I don’t think it’s possible to make that clear a distinction. Certainly not in Boyfriend Practice. He is supportive of Tessa and respectful of boundaries when she is practically throwing herself at him, and he is trying to big her up. But also he is what he is. If he were to turn out to be an exploitative guy, it would be just one more entertainment mogul being problematic. That would be like the parable about the frog who carried a scorpion across floodwater to save its life, only for the scorpion to sting him and drown them both. With his last breath, the frog asks why the scorpion did that, and the scorpion replies: ‘because I’m a scorpion’. Peter is a mogul who finds Tessa desirable and ultimately I think he will play his hand in the way that he sees fit to win her - even if that is coercive.
Tessa very quickly becomes aware of the dark side – drugs, coercion and essentially trading herself physically in order to win favour. And yet she continues.
As did the girls who enabled men like Weinstein, Epstein and Diddy. And it’s evident that sometimes – even most of the time – a proportion of those girls had fun playing along. Does that mean it is wrong to pursue these men now? No. But Tessa is a damaged girl who finds something that she is looking for in pleasing these powerful men. She courts their eye as a way of filling the emotional hole that exists inside her, and that is a much more nuanced story than simple exploitation.
We are using a generic image to illustrate this piece - why not you?
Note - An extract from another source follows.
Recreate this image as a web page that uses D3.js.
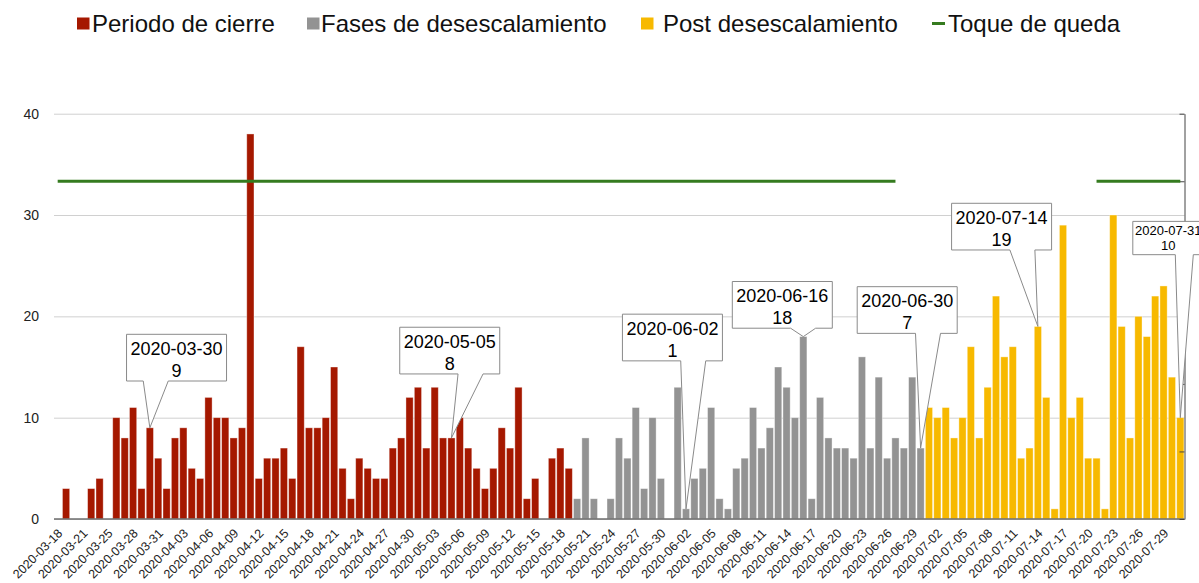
<!DOCTYPE html>
<html>
<head>
    <meta charset="utf-8">
    <script src="https://d3js.org/d3.v7.min.js"></script>
    <style>
        body { margin: 0; background: #fff; }
        svg { display: block; font-family: "Helvetica Neue", Helvetica, Arial, "Liberation Sans", sans-serif; }
    </style>
</head>
<body>
    <svg id="chart" width="1199" height="583"></svg>

    <script>
        // Categories (2020-03-22 is not in the source data)
        const dates = [
            "2020-03-18", "2020-03-19", "2020-03-20", "2020-03-21", "2020-03-23", "2020-03-24", "2020-03-25",
            "2020-03-26", "2020-03-27", "2020-03-28", "2020-03-29", "2020-03-30", "2020-03-31",
            "2020-04-01", "2020-04-02", "2020-04-03", "2020-04-04", "2020-04-05", "2020-04-06", "2020-04-07",
            "2020-04-08", "2020-04-09", "2020-04-10", "2020-04-11", "2020-04-12", "2020-04-13", "2020-04-14",
            "2020-04-15", "2020-04-16", "2020-04-17", "2020-04-18", "2020-04-19", "2020-04-20", "2020-04-21",
            "2020-04-22", "2020-04-23", "2020-04-24", "2020-04-25", "2020-04-26", "2020-04-27", "2020-04-28",
            "2020-04-29", "2020-04-30",
            "2020-05-01", "2020-05-02", "2020-05-03", "2020-05-04", "2020-05-05", "2020-05-06", "2020-05-07",
            "2020-05-08", "2020-05-09", "2020-05-10", "2020-05-11", "2020-05-12", "2020-05-13", "2020-05-14",
            "2020-05-15", "2020-05-16", "2020-05-17", "2020-05-18", "2020-05-19", "2020-05-20", "2020-05-21",
            "2020-05-22", "2020-05-23", "2020-05-24", "2020-05-25", "2020-05-26", "2020-05-27", "2020-05-28",
            "2020-05-29", "2020-05-30", "2020-05-31",
            "2020-06-01", "2020-06-02", "2020-06-03", "2020-06-04", "2020-06-05", "2020-06-06", "2020-06-07",
            "2020-06-08", "2020-06-09", "2020-06-10", "2020-06-11", "2020-06-12", "2020-06-13", "2020-06-14",
            "2020-06-15", "2020-06-16", "2020-06-17", "2020-06-18", "2020-06-19", "2020-06-20", "2020-06-21",
            "2020-06-22", "2020-06-23", "2020-06-24", "2020-06-25", "2020-06-26", "2020-06-27", "2020-06-28",
            "2020-06-29", "2020-06-30",
            "2020-07-01", "2020-07-02", "2020-07-03", "2020-07-04", "2020-07-05", "2020-07-06", "2020-07-07",
            "2020-07-08", "2020-07-09", "2020-07-10", "2020-07-11", "2020-07-12", "2020-07-13", "2020-07-14",
            "2020-07-15", "2020-07-16", "2020-07-17", "2020-07-18", "2020-07-19", "2020-07-20", "2020-07-21",
            "2020-07-22", "2020-07-23", "2020-07-24", "2020-07-25", "2020-07-26", "2020-07-27", "2020-07-28",
            "2020-07-29", "2020-07-30", "2020-07-31"
        ];

        // Daily values, one per date above
        const cases = [
            0, 3, 0, 0, 3, 4, 0, 10, 8, 11, 3, 9, 6,
            3, 8, 9, 5, 4, 12, 10, 10, 8, 9, 38, 4, 6, 6, 7, 4, 17, 9, 9, 10, 15, 5, 2, 6, 5, 4, 4, 7, 8, 12,
            13, 7, 13, 8, 8, 10, 7, 5, 3, 5, 9, 7, 13, 2, 4, 0, 6, 7, 5, 2, 8, 2, 0, 2, 8, 6, 11, 3, 10, 4, 0,
            13, 1, 4, 5, 11, 2, 1, 5, 6, 11, 7, 9, 15, 13, 10, 18, 2, 12, 8, 7, 7, 6, 16, 7, 14, 6, 8, 7, 14, 7,
            11, 10, 11, 8, 10, 17, 8, 13, 22, 16, 17, 6, 7, 19, 12, 1, 29, 10, 12, 6, 6, 1, 30, 19, 8, 20, 18, 22, 23, 14, 10
        ];

        const phaseNames = ["Periodo de cierre", "Fases de desescalamiento", "Post desescalamiento"];
        const phaseStarts = ["2020-03-18", "2020-05-20", "2020-07-01"];

        const curfewName = "Toque de queda";
        const curfewPeriods = [["2020-03-18", "2020-06-27"], ["2020-07-21", "2020-07-31"]];
        const curfewLevel = 1;

        const yTicks = [0, 10, 20, 30, 40];
        const y2Ticks = [0, 0.2, 0.4, 0.6, 0.8, 1, 1.2];

        const calloutDates = ["2020-03-30", "2020-05-05", "2020-06-02", "2020-06-16", "2020-06-30", "2020-07-14", "2020-07-31"];

        // ---- styling / layout ----
        const phaseColors = ["#a51800", "#939393", "#f7b900"];
        const curfewColor = "#357b1f";

        const plotLeft = 54, plotRight = 1184.5, plotTop = 113.7, plotBottom = 519;

        // callout box placement relative to the bar top it points at
        const calloutLayout = {
            "2020-03-30": { dx: 26.7, rise: 46.8, side: "left" },
            "2020-05-05": { dx: -1.7, rise: 64, side: "right" },
            "2020-06-02": { dx: -13.6, rise: 148, side: "right" },
            "2020-06-16": { dx: -21, rise: 8.4, side: "right" },
            "2020-06-30": { dx: -13.4, rise: 114.7, side: "right" },
            "2020-07-14": { dx: -36.3, rise: 76.5, side: "right" },
            "2020-07-31": { dx: -12, rise: 163, side: "right", small: true }
        };

        const svg = d3.select("#chart");

        const x = d3.scaleBand()
            .domain(dates)
            .range([53.5, plotRight])
            .paddingInner(0.14)
            .paddingOuter(0.07);
        const bw = x.bandwidth();
        const xc = d => x(d) + bw / 2;

        const y = d3.scaleLinear().domain([0, 40]).range([plotBottom, plotTop]);
        const y2 = d3.scaleLinear().domain([0, 1.2]).range([plotBottom, plotTop]);

        const phaseOf = d => d3.bisectRight(phaseStarts, d) - 1;

        const rows = dates.map((d, i) => ({ date: d, value: cases[i], phase: phaseOf(d) }));

        // grid + left labels
        const gy = svg.append("g")
            .attr("transform", `translate(${plotLeft},0)`)
            .call(d3.axisLeft(y).tickValues(yTicks).tickSize(-(plotRight - plotLeft)).tickPadding(15).tickFormat(d3.format("d")));
        gy.select(".domain").remove();
        gy.selectAll(".tick line").attr("stroke", "#d0d0d0");
        gy.selectAll(".tick text")
            .attr("fill", "#222")
            .style("font-size", "14px")
            .style("font-family", "inherit");

        // bars
        svg.append("g")
            .selectAll("rect")
            .data(rows.filter(r => r.value > 0))
            .join("rect")
                .attr("x", d => x(d.date))
                .attr("width", bw)
                .attr("y", d => y(d.value))
                .attr("height", d => y(0) - y(d.value))
                .attr("fill", d => phaseColors[d.phase])
                .attr("stroke", "#fff")
                .attr("stroke-opacity", 0.45)
                .attr("stroke-width", 0.8);

        // baseline
        svg.append("line")
            .attr("x1", plotLeft).attr("x2", plotRight)
            .attr("y1", y(0)).attr("y2", y(0))
            .attr("stroke", "#6e6e6e")
            .attr("stroke-width", 1.5);

        // right axis (secondary, labels fall outside the picture)
        const gy2 = svg.append("g")
            .attr("transform", `translate(${plotRight},0)`)
            .call(d3.axisLeft(y2).tickValues(y2Ticks).tickSize(5).tickSizeOuter(0).tickFormat(""));
        gy2.select(".domain").attr("stroke", "#444");
        gy2.selectAll(".tick line").attr("stroke", "#444");

        // curfew line
        svg.append("g")
            .selectAll("line")
            .data(curfewPeriods)
            .join("line")
                .attr("x1", d => xc(d[0]))
                .attr("x2", d => xc(d[1]))
                .attr("y1", y2(curfewLevel))
                .attr("y2", y2(curfewLevel))
                .attr("stroke", curfewColor)
                .attr("stroke-width", 3);

        // x labels, every third category
        svg.append("g")
            .selectAll("text")
            .data(dates.filter((d, i) => i % 3 === 0))
            .join("text")
                .attr("transform", d => `translate(${xc(d) + 2.5},531) rotate(-45)`)
                .attr("dy", "0.35em")
                .attr("text-anchor", "end")
                .attr("fill", "#222")
                .style("font-size", "12.5px")
                .text(d => d);

        // callouts
        const gc = svg.append("g");
        calloutDates.forEach(d => {
            const L = calloutLayout[d];
            const v = cases[dates.indexOf(d)];
            const tx = xc(d), ty = y(v);
            const w = L.small ? 71 : 100, h = L.small ? 33.3 : 46.7;
            const cx = tx + L.dx;
            const b = ty - L.rise, t = b - h;
            const l = cx - w / 2, r = cx + w / 2;
            let b1, b2;
            if (L.small) { b1 = cx + 7; b2 = cx + 25; }
            else if (L.side === "left") { b1 = cx - 33.3; b2 = cx - 8.3; }
            else { b1 = cx + 8.3; b2 = cx + 33.3; }
            const p = d3.path();
            p.moveTo(l, t); p.lineTo(r, t); p.lineTo(r, b); p.lineTo(b2, b);
            p.lineTo(tx, ty); p.lineTo(b1, b); p.lineTo(l, b); p.closePath();
            gc.append("path")
                .attr("d", p.toString())
                .attr("fill", "#fff")
                .attr("stroke", "#8a8a8a")
                .attr("stroke-width", 1);
            const fs = L.small ? 13 : 18;
            gc.append("text")
                .attr("x", cx).attr("y", t + (L.small ? 13.3 : 20.7))
                .attr("text-anchor", "middle")
                .style("font-size", fs + "px")
                .text(d);
            gc.append("text")
                .attr("x", cx).attr("y", t + (L.small ? 29 : 42.4))
                .attr("text-anchor", "middle")
                .style("font-size", fs + "px")
                .text(v);
        });

        // legend
        const legendItems = phaseNames.map((n, i) => ({ name: n, color: phaseColors[i], line: false }))
            .concat([{ name: curfewName, color: curfewColor, line: true }]);
        const swatchX = [77, 307, 641, 932];
        const textX = [92, 321, 663, 948];
        const lg = svg.append("g");
        legendItems.forEach((it, i) => {
            if (it.line) {
                lg.append("rect").attr("x", swatchX[i]).attr("y", 22).attr("width", 13).attr("height", 3).attr("fill", it.color);
            } else {
                lg.append("rect").attr("x", swatchX[i]).attr("y", 17.5).attr("width", 12.5).attr("height", 12).attr("fill", it.color);
            }
            lg.append("text")
                .attr("x", textX[i]).attr("y", 31.5)
                .style("font-size", "24px")
                .attr("fill", "#111")
                .text(it.name);
        });
    </script>
</body>
</html>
Because it's not about me, ultimately. It's about my books, my stories, and the characters who inhabit them. Writing spicy romance fiction carries a stigma with it, which is why I am one of many authors who do so under a nom de plume. But mainly, I love Tessa and Bonnie and all of my characters, and I want them to shine. How many people know what J.R.R. Tolkien looks like? Or Lord Byron? I will occasionally put something of me on my social media, but I am not putting my life out there to be viewed. I have written a book to be enjoyed and immersed in: no more or less.